[Records from a data source]
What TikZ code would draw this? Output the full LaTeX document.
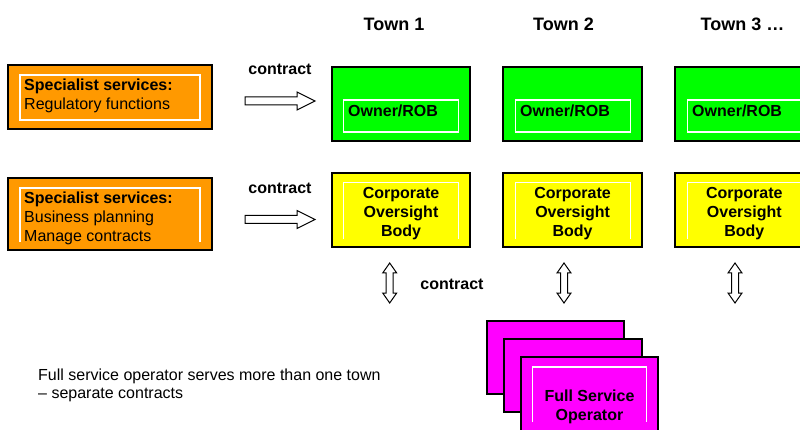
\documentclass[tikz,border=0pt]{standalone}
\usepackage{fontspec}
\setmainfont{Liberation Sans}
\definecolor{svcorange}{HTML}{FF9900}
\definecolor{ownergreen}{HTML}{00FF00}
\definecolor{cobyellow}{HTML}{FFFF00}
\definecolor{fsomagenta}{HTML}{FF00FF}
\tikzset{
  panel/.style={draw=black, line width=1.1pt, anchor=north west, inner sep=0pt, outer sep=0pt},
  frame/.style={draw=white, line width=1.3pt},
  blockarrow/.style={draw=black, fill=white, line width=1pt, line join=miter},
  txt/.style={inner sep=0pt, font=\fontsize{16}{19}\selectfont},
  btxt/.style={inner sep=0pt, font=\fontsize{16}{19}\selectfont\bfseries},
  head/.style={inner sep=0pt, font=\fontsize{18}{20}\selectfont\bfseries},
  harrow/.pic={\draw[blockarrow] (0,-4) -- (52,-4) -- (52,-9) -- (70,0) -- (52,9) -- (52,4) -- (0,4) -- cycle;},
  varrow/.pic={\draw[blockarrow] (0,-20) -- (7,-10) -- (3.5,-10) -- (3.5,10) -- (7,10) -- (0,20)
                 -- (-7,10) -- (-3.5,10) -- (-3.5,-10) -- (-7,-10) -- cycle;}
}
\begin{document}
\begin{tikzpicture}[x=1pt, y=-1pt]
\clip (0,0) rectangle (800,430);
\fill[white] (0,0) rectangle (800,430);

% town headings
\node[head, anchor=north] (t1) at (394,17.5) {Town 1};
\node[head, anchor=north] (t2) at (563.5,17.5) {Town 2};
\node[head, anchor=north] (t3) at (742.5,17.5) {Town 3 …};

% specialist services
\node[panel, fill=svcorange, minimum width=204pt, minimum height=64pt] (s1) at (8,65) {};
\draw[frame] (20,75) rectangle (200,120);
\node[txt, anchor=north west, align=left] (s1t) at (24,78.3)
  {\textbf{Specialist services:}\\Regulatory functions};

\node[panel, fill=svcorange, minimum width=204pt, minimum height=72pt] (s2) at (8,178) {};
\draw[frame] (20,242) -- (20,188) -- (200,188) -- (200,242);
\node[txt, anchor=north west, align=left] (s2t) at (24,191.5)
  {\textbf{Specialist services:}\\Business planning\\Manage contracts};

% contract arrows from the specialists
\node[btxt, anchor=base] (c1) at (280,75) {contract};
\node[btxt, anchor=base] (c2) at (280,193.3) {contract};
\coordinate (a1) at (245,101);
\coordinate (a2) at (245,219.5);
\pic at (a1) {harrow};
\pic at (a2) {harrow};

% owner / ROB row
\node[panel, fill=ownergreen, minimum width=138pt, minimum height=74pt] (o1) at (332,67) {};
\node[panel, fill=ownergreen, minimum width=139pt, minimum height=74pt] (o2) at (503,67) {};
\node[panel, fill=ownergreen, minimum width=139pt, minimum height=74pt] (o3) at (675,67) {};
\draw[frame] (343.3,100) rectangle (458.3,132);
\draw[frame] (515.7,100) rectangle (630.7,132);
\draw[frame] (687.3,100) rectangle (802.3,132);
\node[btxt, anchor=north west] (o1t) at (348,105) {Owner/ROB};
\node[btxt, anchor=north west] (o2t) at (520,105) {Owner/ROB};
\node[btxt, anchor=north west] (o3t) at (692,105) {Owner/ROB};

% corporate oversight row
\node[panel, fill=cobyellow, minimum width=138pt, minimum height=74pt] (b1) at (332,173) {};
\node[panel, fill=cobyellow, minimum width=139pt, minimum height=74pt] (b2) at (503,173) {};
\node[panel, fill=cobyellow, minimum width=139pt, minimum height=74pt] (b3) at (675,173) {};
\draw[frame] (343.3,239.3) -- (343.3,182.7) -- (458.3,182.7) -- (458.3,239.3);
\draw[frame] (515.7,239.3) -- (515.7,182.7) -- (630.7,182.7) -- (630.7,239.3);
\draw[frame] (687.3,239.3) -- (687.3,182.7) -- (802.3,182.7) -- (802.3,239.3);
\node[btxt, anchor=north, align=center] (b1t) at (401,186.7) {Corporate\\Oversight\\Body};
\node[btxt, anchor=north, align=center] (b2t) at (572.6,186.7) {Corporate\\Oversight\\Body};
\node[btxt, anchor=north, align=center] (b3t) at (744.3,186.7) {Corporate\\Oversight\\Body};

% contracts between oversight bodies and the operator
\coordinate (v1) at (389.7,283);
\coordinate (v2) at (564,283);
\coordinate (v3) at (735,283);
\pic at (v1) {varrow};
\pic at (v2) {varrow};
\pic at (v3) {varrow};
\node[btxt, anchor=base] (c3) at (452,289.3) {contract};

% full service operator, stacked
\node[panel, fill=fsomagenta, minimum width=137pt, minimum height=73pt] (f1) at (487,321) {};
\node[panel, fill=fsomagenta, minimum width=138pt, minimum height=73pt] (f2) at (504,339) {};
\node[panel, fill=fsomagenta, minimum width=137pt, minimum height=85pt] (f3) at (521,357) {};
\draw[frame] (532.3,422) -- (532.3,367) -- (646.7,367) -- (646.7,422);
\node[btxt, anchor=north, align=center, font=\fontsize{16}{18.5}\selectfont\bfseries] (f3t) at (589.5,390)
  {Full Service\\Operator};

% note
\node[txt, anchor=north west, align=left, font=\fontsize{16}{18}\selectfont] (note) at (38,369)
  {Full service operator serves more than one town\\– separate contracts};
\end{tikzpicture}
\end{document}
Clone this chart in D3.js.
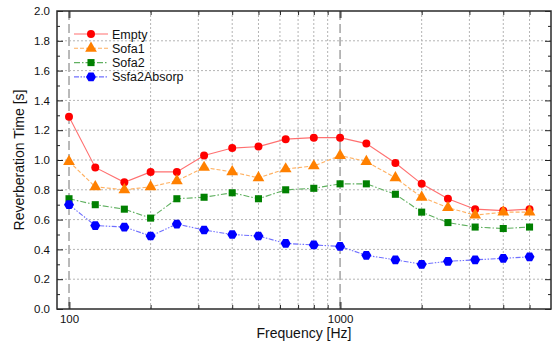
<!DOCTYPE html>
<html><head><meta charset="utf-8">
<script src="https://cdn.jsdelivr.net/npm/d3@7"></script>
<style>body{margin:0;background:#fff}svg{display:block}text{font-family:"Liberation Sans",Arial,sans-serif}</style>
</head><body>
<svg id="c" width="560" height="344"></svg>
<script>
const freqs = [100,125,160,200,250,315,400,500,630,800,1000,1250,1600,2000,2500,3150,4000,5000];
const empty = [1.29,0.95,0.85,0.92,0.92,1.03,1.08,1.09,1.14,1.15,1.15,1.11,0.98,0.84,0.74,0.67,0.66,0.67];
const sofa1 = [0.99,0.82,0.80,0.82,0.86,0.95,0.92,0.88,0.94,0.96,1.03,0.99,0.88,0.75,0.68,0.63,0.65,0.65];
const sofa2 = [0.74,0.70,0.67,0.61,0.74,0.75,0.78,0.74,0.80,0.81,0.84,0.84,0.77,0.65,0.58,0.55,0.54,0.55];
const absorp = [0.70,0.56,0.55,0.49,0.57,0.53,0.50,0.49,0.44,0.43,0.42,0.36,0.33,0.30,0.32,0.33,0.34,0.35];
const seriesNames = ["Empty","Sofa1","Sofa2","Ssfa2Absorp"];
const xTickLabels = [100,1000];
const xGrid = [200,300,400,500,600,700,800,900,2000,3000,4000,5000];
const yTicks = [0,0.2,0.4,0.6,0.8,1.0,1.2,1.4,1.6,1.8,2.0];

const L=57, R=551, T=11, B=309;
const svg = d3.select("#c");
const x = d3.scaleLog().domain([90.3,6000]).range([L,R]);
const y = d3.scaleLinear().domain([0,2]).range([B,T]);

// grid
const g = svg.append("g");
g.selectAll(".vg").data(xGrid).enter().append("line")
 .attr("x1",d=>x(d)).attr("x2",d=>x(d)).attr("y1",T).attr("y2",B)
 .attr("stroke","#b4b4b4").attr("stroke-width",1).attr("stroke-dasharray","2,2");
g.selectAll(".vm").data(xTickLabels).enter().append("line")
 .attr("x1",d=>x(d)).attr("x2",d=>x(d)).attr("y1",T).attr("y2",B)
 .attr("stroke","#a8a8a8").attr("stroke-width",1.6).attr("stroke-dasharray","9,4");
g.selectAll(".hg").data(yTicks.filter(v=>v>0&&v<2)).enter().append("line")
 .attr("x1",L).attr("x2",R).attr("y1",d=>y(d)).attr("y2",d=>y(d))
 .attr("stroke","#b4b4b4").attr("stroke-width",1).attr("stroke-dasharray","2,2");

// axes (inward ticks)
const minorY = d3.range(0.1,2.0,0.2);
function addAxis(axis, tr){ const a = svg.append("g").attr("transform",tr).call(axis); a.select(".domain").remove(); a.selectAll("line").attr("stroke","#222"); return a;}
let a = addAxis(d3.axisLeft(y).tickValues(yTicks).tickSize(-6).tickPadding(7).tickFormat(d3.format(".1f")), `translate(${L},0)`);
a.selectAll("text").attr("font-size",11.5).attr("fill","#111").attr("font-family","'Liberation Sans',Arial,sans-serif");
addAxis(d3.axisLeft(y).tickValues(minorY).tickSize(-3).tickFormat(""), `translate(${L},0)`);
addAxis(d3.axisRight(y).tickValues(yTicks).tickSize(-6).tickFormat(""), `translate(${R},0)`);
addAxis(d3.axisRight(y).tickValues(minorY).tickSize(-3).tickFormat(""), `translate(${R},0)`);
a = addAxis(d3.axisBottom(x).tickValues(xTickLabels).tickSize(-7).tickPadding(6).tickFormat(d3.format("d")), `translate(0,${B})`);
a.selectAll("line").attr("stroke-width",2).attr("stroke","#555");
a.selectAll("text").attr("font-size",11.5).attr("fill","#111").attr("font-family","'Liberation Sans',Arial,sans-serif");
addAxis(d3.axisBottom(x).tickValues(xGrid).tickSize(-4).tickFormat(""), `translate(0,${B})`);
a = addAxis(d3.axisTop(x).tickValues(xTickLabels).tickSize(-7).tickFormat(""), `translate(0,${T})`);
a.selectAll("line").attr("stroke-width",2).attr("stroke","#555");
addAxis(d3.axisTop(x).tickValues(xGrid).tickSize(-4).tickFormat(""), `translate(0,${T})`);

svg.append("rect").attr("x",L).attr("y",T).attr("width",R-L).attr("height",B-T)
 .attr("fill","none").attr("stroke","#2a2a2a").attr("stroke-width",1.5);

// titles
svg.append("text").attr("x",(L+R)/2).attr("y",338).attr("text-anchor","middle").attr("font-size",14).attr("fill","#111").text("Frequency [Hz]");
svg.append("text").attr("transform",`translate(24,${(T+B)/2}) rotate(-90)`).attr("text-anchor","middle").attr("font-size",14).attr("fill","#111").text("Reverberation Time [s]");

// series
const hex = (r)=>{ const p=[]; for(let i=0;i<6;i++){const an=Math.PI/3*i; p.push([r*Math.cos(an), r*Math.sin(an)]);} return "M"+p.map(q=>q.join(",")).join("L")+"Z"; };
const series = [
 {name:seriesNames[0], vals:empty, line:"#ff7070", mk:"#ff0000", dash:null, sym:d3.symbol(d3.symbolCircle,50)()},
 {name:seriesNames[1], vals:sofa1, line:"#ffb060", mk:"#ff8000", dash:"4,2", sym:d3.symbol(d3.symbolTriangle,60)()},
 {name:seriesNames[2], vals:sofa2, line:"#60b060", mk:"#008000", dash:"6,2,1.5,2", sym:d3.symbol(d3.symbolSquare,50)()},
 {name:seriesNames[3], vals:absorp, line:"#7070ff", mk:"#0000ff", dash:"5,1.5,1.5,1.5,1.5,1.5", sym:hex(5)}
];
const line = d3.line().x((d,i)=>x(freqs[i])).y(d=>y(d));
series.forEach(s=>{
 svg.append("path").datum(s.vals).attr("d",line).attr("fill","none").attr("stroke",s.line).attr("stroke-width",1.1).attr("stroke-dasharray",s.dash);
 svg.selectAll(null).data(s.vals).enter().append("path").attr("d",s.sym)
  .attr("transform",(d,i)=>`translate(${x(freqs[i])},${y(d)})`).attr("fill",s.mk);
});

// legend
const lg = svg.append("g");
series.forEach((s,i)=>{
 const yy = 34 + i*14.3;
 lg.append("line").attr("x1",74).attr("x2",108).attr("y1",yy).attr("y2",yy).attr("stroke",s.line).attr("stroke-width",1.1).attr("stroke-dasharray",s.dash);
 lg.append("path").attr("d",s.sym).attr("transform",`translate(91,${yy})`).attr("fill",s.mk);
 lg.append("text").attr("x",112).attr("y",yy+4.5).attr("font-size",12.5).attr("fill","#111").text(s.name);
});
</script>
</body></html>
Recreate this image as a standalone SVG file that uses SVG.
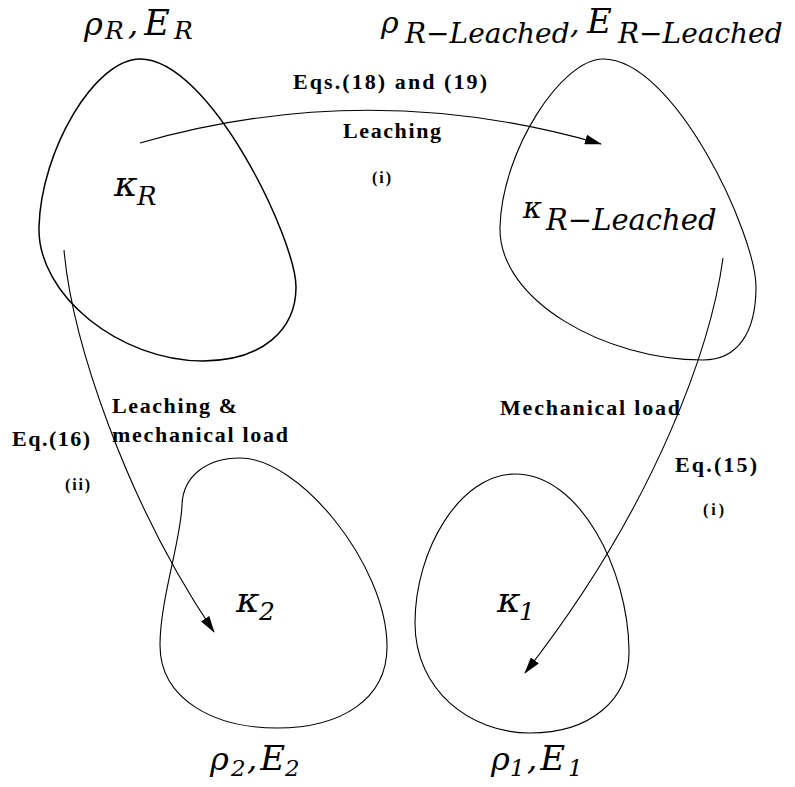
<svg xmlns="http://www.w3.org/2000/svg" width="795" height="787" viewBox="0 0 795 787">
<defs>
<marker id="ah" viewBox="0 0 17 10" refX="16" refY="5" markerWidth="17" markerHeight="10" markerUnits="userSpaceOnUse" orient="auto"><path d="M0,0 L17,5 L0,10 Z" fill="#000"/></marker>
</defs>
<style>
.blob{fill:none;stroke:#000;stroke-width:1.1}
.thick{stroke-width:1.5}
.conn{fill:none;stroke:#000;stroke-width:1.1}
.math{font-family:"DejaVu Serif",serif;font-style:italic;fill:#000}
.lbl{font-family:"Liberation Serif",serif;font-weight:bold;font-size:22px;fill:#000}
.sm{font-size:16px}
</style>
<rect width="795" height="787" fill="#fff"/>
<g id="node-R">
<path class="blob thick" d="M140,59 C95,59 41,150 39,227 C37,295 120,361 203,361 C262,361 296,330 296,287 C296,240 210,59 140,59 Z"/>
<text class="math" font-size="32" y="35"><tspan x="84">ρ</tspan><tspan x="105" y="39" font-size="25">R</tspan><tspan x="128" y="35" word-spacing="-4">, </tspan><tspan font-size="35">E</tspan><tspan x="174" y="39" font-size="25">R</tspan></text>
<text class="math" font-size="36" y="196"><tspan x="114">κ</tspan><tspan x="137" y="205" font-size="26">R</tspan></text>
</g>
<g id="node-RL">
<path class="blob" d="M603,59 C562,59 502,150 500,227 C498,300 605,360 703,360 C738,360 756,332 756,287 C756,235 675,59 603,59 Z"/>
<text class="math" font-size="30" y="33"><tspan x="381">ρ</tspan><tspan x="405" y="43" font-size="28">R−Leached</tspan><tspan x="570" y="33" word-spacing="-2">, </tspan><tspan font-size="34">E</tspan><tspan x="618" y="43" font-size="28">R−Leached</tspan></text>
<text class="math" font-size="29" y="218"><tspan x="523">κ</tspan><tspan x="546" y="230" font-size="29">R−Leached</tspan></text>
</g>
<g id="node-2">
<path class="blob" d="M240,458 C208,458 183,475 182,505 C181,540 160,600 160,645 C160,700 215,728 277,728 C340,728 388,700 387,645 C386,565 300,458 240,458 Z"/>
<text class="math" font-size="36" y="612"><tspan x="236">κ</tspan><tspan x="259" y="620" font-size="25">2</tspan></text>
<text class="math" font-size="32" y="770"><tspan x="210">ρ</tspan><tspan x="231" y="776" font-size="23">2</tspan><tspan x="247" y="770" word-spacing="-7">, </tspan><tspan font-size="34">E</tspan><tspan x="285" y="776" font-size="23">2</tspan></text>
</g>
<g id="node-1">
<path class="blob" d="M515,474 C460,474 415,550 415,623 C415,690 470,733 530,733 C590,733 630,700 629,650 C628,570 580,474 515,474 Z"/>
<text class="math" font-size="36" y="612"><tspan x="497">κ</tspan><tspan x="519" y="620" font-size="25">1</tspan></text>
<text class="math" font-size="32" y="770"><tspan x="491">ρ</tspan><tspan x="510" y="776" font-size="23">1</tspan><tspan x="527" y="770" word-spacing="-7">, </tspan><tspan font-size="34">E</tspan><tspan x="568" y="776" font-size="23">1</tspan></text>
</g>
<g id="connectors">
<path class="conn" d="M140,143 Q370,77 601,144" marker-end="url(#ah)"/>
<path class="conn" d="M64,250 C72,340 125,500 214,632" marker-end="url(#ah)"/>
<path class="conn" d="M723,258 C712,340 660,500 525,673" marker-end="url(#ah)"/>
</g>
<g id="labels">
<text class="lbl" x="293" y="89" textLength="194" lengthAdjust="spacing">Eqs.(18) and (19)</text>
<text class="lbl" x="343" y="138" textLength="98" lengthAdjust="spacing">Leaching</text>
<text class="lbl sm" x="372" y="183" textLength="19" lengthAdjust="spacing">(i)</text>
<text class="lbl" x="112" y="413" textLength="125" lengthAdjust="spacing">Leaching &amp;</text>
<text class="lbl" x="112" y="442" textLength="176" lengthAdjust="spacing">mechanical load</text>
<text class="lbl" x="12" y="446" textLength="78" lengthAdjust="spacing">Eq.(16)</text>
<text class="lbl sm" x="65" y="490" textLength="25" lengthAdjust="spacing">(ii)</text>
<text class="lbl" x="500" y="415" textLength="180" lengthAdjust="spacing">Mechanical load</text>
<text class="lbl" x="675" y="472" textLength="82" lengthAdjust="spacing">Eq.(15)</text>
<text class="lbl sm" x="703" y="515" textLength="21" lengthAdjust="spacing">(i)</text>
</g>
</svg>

DESCRIPTION OF THE TASK:
Within the entries above, give again exactly the lines starting at the one that contains "Clone this chart in D3.js." and ending at the one that contains "const y = d3.scaleLinear().domain([0,2]).range([B,T]);", leaving out the pictures.

OUTPUT FOR THIS EXERCISE:
Clone this chart in D3.js.
<!DOCTYPE html>
<html><head><meta charset="utf-8">
<script src="https://cdn.jsdelivr.net/npm/d3@7"></script>
<style>body{margin:0;background:#fff}svg{display:block}text{font-family:"Liberation Sans",Arial,sans-serif}</style>
</head><body>
<svg id="c" width="560" height="344"></svg>
<script>
const freqs = [100,125,160,200,250,315,400,500,630,800,1000,1250,1600,2000,2500,3150,4000,5000];
const empty = [1.29,0.95,0.85,0.92,0.92,1.03,1.08,1.09,1.14,1.15,1.15,1.11,0.98,0.84,0.74,0.67,0.66,0.67];
const sofa1 = [0.99,0.82,0.80,0.82,0.86,0.95,0.92,0.88,0.94,0.96,1.03,0.99,0.88,0.75,0.68,0.63,0.65,0.65];
const sofa2 = [0.74,0.70,0.67,0.61,0.74,0.75,0.78,0.74,0.80,0.81,0.84,0.84,0.77,0.65,0.58,0.55,0.54,0.55];
const absorp = [0.70,0.56,0.55,0.49,0.57,0.53,0.50,0.49,0.44,0.43,0.42,0.36,0.33,0.30,0.32,0.33,0.34,0.35];
const seriesNames = ["Empty","Sofa1","Sofa2","Ssfa2Absorp"];
const xTickLabels = [100,1000];
const xGrid = [200,300,400,500,600,700,800,900,2000,3000,4000,5000];
const yTicks = [0,0.2,0.4,0.6,0.8,1.0,1.2,1.4,1.6,1.8,2.0];

const L=57, R=551, T=11, B=309;
const svg = d3.select("#c");
const x = d3.scaleLog().domain([90.3,6000]).range([L,R]);
const y = d3.scaleLinear().domain([0,2]).range([B,T]);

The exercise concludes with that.